La crise sanitaire du Covid-19 n’en finit pas d’avoir des conséquences pour la quasi-totalité des milieux économiques, y compris pour les médecins. Les cabinets se sont peu à peu vidés des patients, hésitants à consulter pour d’autres pathologies, en pleine épidémie.
Pour consulter le docteur Trailin, désormais, il faut faire le tour de son cabinet et patienter devant sa fenêtre. La salle d’attente est fermée afin d’éviter la promiscuité entre les patients. "On a la chance dans ce cabinet d’avoir des portes-fenêtres, ce qui nous permet de recevoir directement les gens de l’extérieur", explique Barbara Trailin, médecin à La Chapelle-d’Armentières dans les Hauts-de-France.
Un baptême du feu
Cette jeune médecin, France 2 l'avait rencontrée il y a un an, le jour de son installation. Ils la retrouvent aujourd’hui, masquée et protégée par une surblouse. Cette bataille contre le coronavirus, c’est en quelques sorte son baptême du feu. "Je ne m’attendais pas à tout ça. Je savais que ça pouvait arriver, mais en aucun cas, on est formés à la médecine de catastrophe. On a découvert les choses au fur et à mesure et on s’y est adapté”.
Barbara Trailin n'a pas géré de cas de coronavirus jusqu'à présent, mais elle passe du temps à calmer les anxiétés des patients. “On parle toujours de deuxième vague, alors j’aimerais savoir si elle va vraiment avoir lieu, si on doit continuer les gestes barrières, combien de temps ça va durer…”, se demande une patiente.
"Des patients ne veulent pas consulter pour un infarctus"

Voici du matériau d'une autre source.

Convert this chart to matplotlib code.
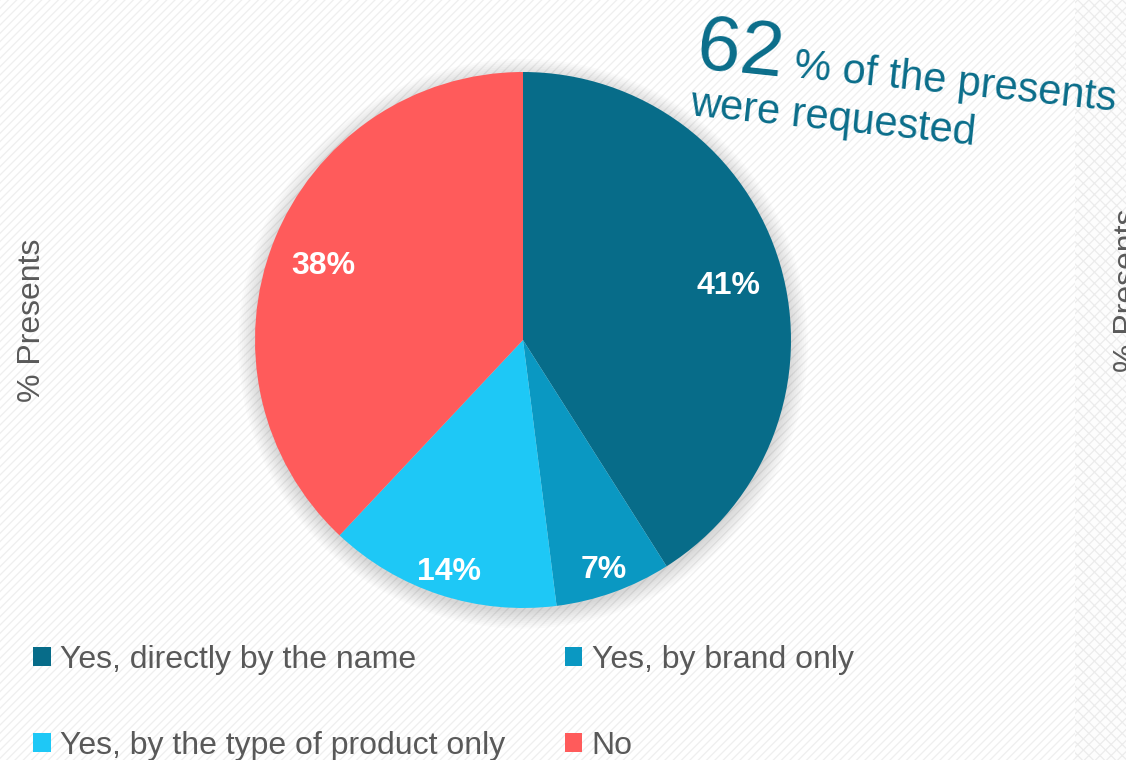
import numpy as np
import matplotlib
matplotlib.use('Agg')
import matplotlib.pyplot as plt
from matplotlib.patches import Patch, Rectangle, Circle

plt.rcParams['font.family'] = ['Liberation Sans', 'DejaVu Sans']

# slice data
labels = ['Yes, directly by the name', 'Yes, by brand only',
          'Yes, by the type of product only', 'No']
shares = [41, 7, 14, 38]
colors = ['#076C89', '#0A98C2', '#1EC8F6', '#FF5B5B']
requested_pct = 62

TEAL = '#0A6D8A'
GREY = '#595959'
W, H = 1126, 760

fig = plt.figure(figsize=(W / 100, H / 100), dpi=100)
fig.patch.set_facecolor('white')

# faint diagonal texture over the whole background
bg = fig.add_axes([0, 0, 1, 1])
bg.set_xlim(0, W)
bg.set_ylim(H, 0)
bg.axis('off')
plt.rcParams['hatch.color'] = '#efefef'
plt.rcParams['hatch.linewidth'] = 0.9
bg.add_patch(Rectangle((0, 0), 1075, H, facecolor='white', edgecolor='#efefef',
                       hatch='////', linewidth=0))
bg.add_patch(Rectangle((1075, 0), W - 1075, H, facecolor='#fdfdfd',
                       edgecolor='#ececec', hatch='xxx', linewidth=0))

# pie axes: centre (523, 340), radius 268 px
cx, cy, r = 523, 340, 268
ax = fig.add_axes([(cx - r) / W, (H - cy - r) / H, 2 * r / W, 2 * r / H])
ax.axis('off')

# soft drop shadow under the pie
for i in range(10):
    ax.add_patch(Circle((0, -0.014), 1.0 + 0.007 * i, facecolor='black',
                        edgecolor='none', alpha=0.017, zorder=0, clip_on=False))

wedges, _ = ax.pie(shares, colors=colors, startangle=90, counterclock=False,
                   radius=1, wedgeprops=dict(linewidth=0))
for w in wedges:
    w.set_zorder(2)
ax.set_xlim(-1, 1)
ax.set_ylim(-1, 1)

# percentage labels inside each slice
label_r = [0.80, 0.89, 0.89, 0.80]
cum = np.cumsum([0] + shares[:-1])
for s, c, lr in zip(shares, cum, label_r):
    ang = np.deg2rad(90 - (c + s / 2) / sum(shares) * 360)
    ax.text(lr * np.cos(ang), lr * np.sin(ang) - 0.02, f'{s}%', ha='center',
            va='center', color='white', fontsize=23, fontweight='bold', zorder=3)

# axis titles
fig.text(32 / W, 1 - 320 / H, '% Presents', rotation=90, ha='center', va='center',
         fontsize=23, color=GREY)
fig.text(1128 / W, 1 - 372 / H, '% Presents', rotation=90, ha='center', va='bottom',
         fontsize=23, color=GREY)

# callout
fig.text(695 / W, 1 - 68 / H, f'{requested_pct}', rotation=-6, rotation_mode='anchor',
         ha='left', va='baseline', fontsize=56, color=TEAL)
fig.text(793 / W, 1 - 77 / H, '% of the presents', rotation=-6, rotation_mode='anchor',
         ha='left', va='baseline', fontsize=30, color=TEAL)
fig.text(689 / W, 1 - 115 / H, 'were requested', rotation=-6, rotation_mode='anchor',
         ha='left', va='baseline', fontsize=30, color=TEAL)

# legend (column-wise fill: name/type, brand/no)
order = [0, 2, 1, 3]
handles = [Patch(facecolor=colors[i], edgecolor='none') for i in order]
leg = fig.legend(handles, [labels[i] for i in order], ncol=2,
                 loc='upper left', bbox_to_anchor=(33 / W, 1 - 645 / H),
                 frameon=False, fontsize=23, handlelength=0.55, handleheight=0.55,
                 handletextpad=0.3, labelspacing=1.75, columnspacing=1.85,
                 borderaxespad=0, borderpad=0)
for t in leg.get_texts():
    t.set_color(GREY)

fig.savefig('out.png', dpi=100, facecolor='white')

Ses patients, elle les reçoit au compte-gouttes. Beaucoup ont déserté son cabinet depuis le début de l’épidémie, jusqu’à mettre leur vie en danger : “J’ai eu des patients qui ne voulaient pas consulter pour un infarctus du myocarde, ils voulaient attendre que l’épidémie passe. En les rappelant, je me suis rendue compte qu’ils devaient voir un cardiologue rapidement. Il y a des gens que j’ai réussi à rattraper. Et puis il y en a d’autres, pas du tout”, se désole la jeune médecin.
5 000 € de pertes
L’absence de patients, c’est aussi des revenus en chute libre. Barbara Trailin fait le bilan à l’heure de la pause déjeuner : “Ça me fait une perte de 5 000€ brut sur le mois. C’est énorme, et aujourd’hui je n’ai pas les moyens de faire autre chose que de payer mes factures”. Pour les jeunes généralistes, frais professionnels et charges sociales pèsent lourd dans la balance.
En attendant une embellie, le docteur Trailin s’est lancée dans les télé-consultations. Elle a aussi repris ses visites à domicile. C'est l'heure des retrouvailles dans une résidence pour personnes âgées, avec un couple d’octogénaires : “On attendait de la voir en vrai. C’est l’habitude qu’elle vienne tous les mois pour nos médicaments", se ravit le mari.
Entre ces trois-là, une relation de confiance s’est nouée au fil des mois. Et la médecin généraliste a peur :“Ce qui me ferait vraiment mal au coeur, c’est de pouvoir être un danger pour eux et de les contaminer”. Alors face au virus, elle ne baisse pas la garde. Ses lingettes désinfectantes ne quittent plus sa trousse de médecin.